### [AIM OF THE TASK]
Starting with the first line and ending with the line that holds "ErrorBar, Legend, ReferenceDot", repeat the material exactly.

#####

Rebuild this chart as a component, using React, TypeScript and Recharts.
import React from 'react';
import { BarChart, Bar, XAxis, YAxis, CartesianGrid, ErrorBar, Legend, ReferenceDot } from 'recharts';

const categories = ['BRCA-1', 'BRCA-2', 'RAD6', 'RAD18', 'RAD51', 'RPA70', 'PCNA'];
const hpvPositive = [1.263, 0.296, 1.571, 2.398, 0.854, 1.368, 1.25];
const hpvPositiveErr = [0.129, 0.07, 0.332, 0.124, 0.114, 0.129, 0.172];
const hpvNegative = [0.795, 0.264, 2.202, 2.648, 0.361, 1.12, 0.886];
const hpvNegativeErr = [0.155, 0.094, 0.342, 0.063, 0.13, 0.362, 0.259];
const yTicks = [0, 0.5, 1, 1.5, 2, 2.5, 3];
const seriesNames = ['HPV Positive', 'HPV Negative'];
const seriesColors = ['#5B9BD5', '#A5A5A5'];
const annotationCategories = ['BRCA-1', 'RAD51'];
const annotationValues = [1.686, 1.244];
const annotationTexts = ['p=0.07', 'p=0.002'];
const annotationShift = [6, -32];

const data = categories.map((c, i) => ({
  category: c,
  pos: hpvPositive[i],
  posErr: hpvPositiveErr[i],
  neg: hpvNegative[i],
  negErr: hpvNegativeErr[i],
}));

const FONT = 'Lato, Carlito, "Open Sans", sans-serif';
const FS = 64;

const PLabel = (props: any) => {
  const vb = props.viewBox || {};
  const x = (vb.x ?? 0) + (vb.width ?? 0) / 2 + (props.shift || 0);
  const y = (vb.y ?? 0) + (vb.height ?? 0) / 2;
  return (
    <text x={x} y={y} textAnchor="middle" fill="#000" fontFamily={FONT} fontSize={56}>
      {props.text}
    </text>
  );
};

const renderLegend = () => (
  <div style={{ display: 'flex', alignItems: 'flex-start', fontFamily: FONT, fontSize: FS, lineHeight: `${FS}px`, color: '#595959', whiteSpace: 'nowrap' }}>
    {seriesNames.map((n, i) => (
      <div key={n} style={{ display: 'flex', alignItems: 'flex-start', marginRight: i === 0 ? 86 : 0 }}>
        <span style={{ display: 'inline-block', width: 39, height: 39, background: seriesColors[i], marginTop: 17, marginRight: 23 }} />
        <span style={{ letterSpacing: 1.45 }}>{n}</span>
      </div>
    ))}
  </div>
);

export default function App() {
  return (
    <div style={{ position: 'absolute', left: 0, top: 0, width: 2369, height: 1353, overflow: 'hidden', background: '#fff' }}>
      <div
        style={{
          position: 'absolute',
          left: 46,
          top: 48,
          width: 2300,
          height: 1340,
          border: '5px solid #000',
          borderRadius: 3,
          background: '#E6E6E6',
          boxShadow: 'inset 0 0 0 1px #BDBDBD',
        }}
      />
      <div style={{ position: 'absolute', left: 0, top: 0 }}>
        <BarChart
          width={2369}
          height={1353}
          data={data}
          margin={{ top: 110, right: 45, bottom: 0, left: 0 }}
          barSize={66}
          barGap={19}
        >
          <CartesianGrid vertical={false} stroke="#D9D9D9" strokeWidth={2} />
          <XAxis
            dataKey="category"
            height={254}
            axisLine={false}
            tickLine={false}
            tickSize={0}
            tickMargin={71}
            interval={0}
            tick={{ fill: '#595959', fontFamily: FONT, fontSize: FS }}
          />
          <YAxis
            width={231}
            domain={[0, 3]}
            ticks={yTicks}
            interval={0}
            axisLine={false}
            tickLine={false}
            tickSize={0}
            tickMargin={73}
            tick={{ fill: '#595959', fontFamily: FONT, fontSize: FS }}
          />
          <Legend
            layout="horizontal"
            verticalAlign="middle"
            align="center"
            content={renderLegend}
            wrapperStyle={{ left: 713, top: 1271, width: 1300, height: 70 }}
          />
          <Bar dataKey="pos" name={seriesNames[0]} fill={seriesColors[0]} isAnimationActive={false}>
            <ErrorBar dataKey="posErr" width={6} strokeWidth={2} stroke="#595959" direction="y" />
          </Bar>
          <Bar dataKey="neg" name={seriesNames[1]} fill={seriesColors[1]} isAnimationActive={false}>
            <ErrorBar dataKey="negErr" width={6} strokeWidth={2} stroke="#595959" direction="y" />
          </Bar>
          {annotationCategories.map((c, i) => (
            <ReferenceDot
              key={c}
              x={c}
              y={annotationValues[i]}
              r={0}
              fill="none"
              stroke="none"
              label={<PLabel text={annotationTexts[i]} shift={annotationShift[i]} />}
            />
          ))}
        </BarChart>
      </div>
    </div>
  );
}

#####

### [ANSWER TO THIS TASK]
Rebuild this chart as a component, using React, TypeScript and Recharts.
import React from 'react';
import { BarChart, Bar, XAxis, YAxis, CartesianGrid, ErrorBar, Legend, ReferenceDot } from 'recharts';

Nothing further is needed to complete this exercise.